The strongest part, for me, is the recognition that many people are not failing at love so much as trying to build it inside systems designed for novelty, dependency, and perpetual restlessness....
It's so true. Dating apps are a modern plague and I was a victim of it for so long completely forgetting that it's just another business model to keep users locked in.
Am I the only one that doesn’t get a dopamine hit with the constant communication demands? I find it beyond annoying and needy, like a toddler screaming for my attention. I’m not a pedo, will not date toddlers. Maybe it’s why I’ve been single for years now (happily!)
I really appreciate the effort and thought you put into your articles.

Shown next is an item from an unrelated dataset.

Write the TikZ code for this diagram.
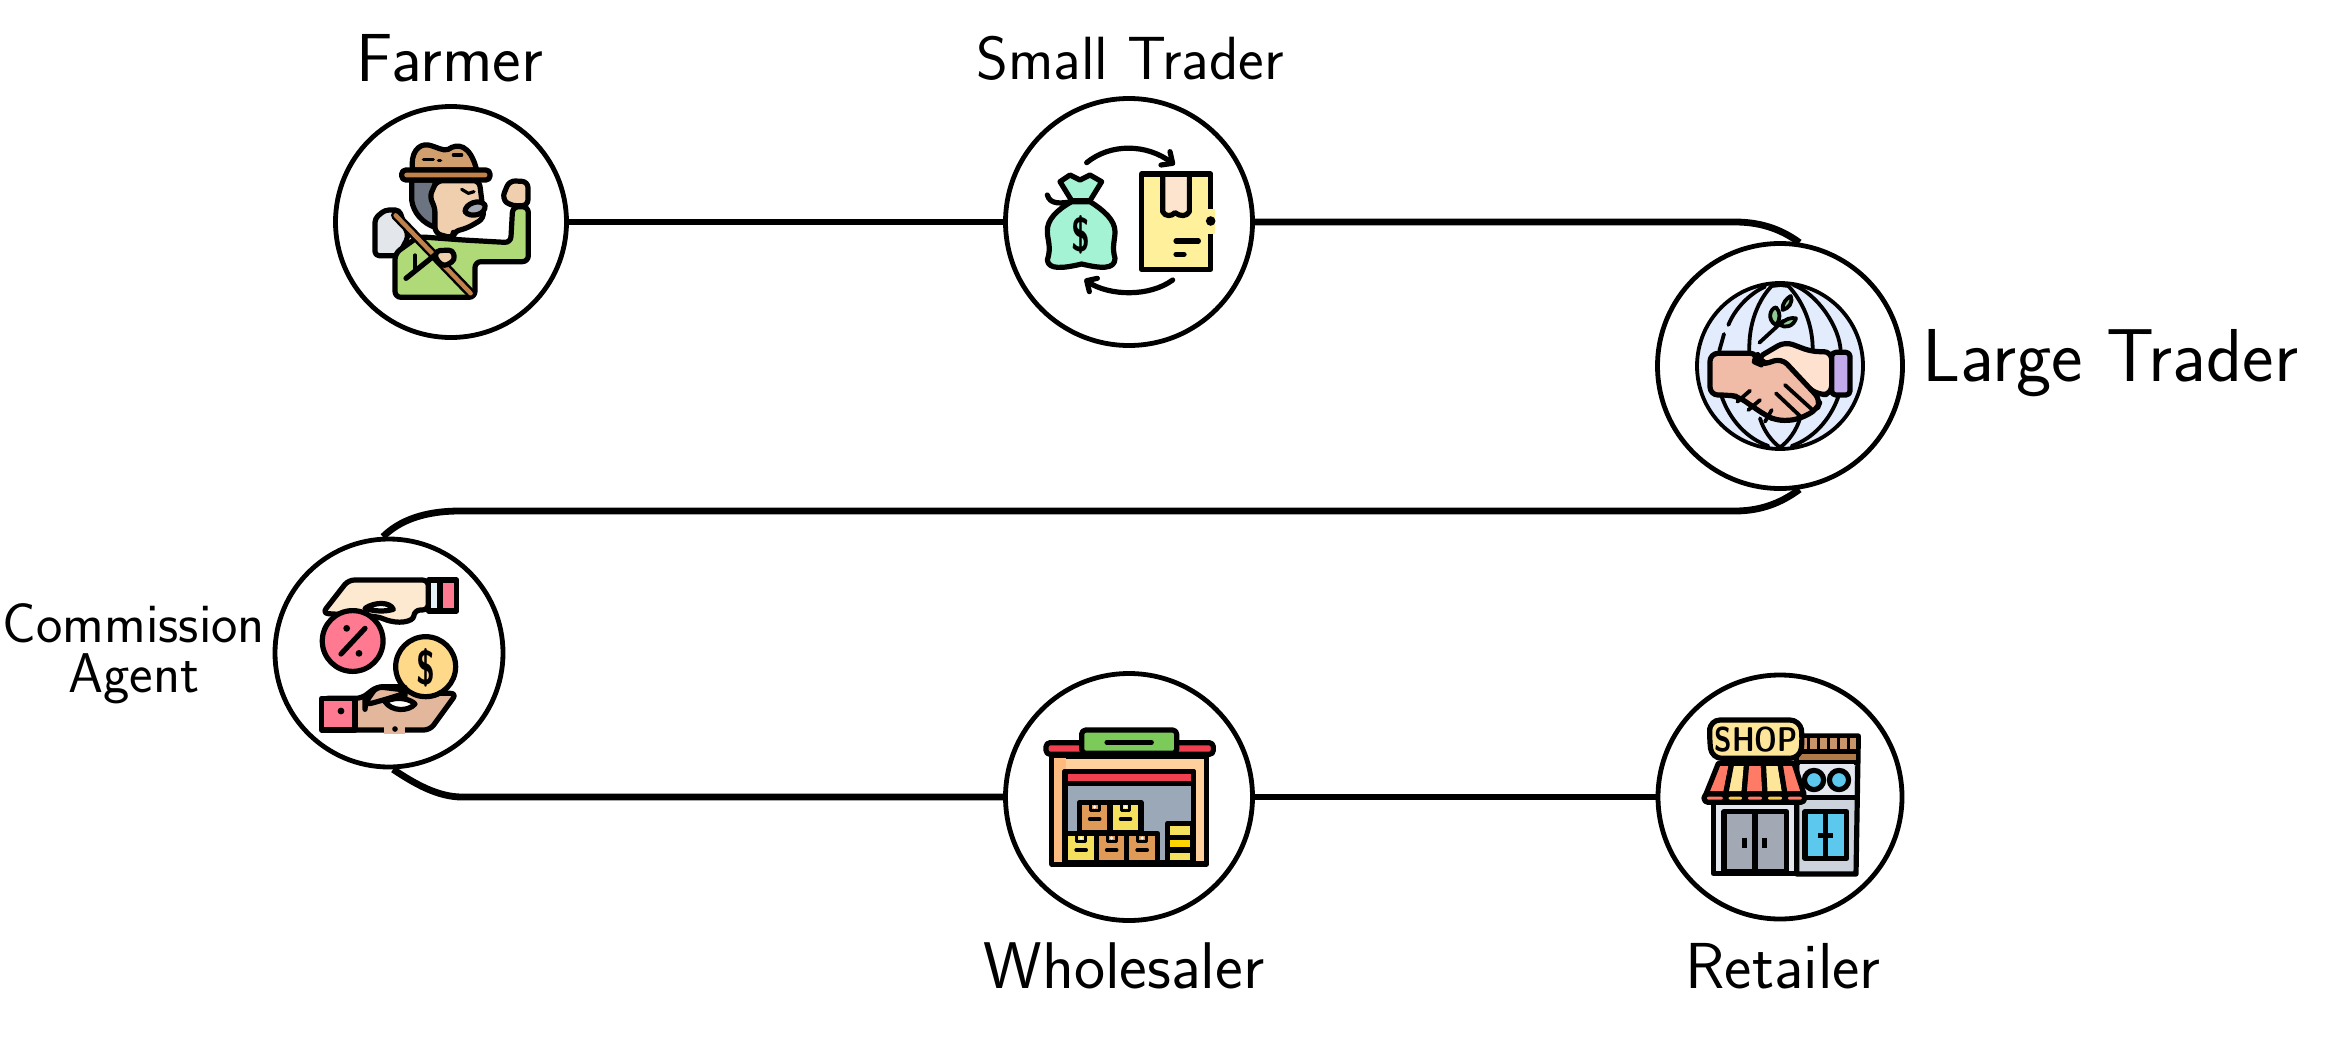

This gem of info has been relatable to me in a way. Recently, I have had feelings for this girl. She is pretty (personality and appearance) and I like our conversations whenever we see eachother in person but I don't know how to describe this feeling whether to express it to her or get my essentials things together. I truly do not know but what I do know that everything always works out if you truly want it. Looking forward to reading more of your sub stacks author.
you should tell her 🫶🏻
I'll let you know how it goes whenever I see her 🫡🫶🏾
yes omg dm me or smth xx
Im one of the happy 1 percent but I agree with your comments about love, texting, online dating and addiction. You say "real connection happens in the spaces between words, not in the constant filling of them." And that no one is teaching this. But I am, as a relationship success coach. I help people be true to themselves while connecting to others, staying grounded and reaching out at the same time. This is what happens between words along with navigating things like hierarchical positioning. I enjoyed the article. I hope you'll read mine.
Such an insightful essay, loved reading this and dsecibing dating apps like being on a black mirror episode is so apt!
Modern relationships collapse when extreme individualism replaces shared building. True connection requires the willingness to stay in discomfort to grow together, overcoming the idea of the partner as a consumer good. This authenticity is the cornerstone of our vision. Stability is a conscious choice.
so real for writing this… like please can we go back to the handwritten letters
The dopamine loop that keeps people swiping is structurally identical to variable ratio reinforcement, the same mechanism that makes slot machines impossible to put down.
The difference is that slot machines don't convince you the next pull might be "the one."
What's particularly damaging isn't the abundance of options itself, but the mental posture it creates: a perpetual evaluation mode that makes full commitment feel neurologically premature, even when you've found someone genuinely compatible.
Well said. Now we must be the change.